--- Information shown ---

_____

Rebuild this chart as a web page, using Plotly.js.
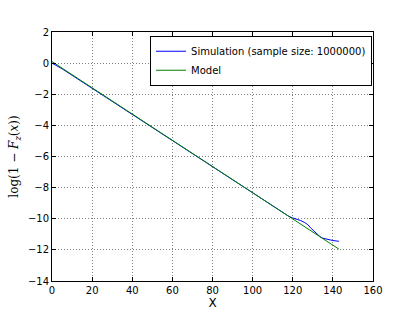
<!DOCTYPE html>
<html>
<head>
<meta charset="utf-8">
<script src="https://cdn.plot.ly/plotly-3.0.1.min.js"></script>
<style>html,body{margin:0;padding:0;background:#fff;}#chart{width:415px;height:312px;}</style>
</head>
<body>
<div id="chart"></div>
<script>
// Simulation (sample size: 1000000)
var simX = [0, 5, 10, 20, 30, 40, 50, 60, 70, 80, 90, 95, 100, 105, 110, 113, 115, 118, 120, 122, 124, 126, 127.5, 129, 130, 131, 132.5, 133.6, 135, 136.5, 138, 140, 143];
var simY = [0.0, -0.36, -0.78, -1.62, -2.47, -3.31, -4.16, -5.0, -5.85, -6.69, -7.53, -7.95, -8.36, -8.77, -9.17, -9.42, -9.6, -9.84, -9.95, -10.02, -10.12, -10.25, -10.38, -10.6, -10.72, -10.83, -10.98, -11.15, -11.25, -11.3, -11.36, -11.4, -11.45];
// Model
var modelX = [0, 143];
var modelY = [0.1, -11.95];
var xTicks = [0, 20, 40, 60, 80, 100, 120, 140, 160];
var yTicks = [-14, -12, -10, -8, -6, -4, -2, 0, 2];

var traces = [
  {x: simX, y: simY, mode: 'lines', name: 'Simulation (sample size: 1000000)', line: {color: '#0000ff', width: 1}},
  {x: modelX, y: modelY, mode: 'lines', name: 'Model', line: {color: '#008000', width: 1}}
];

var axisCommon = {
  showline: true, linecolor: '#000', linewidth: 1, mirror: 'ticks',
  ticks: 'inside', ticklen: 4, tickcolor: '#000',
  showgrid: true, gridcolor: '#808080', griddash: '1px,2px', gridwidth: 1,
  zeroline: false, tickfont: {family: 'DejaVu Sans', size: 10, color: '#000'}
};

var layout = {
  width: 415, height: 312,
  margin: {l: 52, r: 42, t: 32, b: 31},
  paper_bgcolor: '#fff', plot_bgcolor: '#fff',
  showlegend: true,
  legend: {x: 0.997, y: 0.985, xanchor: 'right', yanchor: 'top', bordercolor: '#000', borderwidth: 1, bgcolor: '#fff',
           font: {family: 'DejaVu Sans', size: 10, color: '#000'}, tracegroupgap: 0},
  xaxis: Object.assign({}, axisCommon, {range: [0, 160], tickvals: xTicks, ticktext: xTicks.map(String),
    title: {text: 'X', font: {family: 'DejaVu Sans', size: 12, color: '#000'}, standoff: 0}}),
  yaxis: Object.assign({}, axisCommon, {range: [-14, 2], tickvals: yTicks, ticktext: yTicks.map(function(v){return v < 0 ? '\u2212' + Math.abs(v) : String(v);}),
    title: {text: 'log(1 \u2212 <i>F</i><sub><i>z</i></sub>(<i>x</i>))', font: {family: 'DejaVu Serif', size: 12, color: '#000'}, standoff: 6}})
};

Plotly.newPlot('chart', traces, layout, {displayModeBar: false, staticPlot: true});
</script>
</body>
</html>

_____

--- Given instruction ---
Leave out the pictures and repeat the lines from the start of the material through the line with "-6, -4, -2, 0, 2];", inclusive.

--- Task result ---
Rebuild this chart as a web page, using Plotly.js.
<!DOCTYPE html>
<html>
<head>
<meta charset="utf-8">
<script src="https://cdn.plot.ly/plotly-3.0.1.min.js"></script>
<style>html,body{margin:0;padding:0;background:#fff;}#chart{width:415px;height:312px;}</style>
</head>
<body>
<div id="chart"></div>
<script>
// Simulation (sample size: 1000000)
var simX = [0, 5, 10, 20, 30, 40, 50, 60, 70, 80, 90, 95, 100, 105, 110, 113, 115, 118, 120, 122, 124, 126, 127.5, 129, 130, 131, 132.5, 133.6, 135, 136.5, 138, 140, 143];
var simY = [0.0, -0.36, -0.78, -1.62, -2.47, -3.31, -4.16, -5.0, -5.85, -6.69, -7.53, -7.95, -8.36, -8.77, -9.17, -9.42, -9.6, -9.84, -9.95, -10.02, -10.12, -10.25, -10.38, -10.6, -10.72, -10.83, -10.98, -11.15, -11.25, -11.3, -11.36, -11.4, -11.45];
// Model
var modelX = [0, 143];
var modelY = [0.1, -11.95];
var xTicks = [0, 20, 40, 60, 80, 100, 120, 140, 160];
var yTicks = [-14, -12, -10, -8, -6, -4, -2, 0, 2];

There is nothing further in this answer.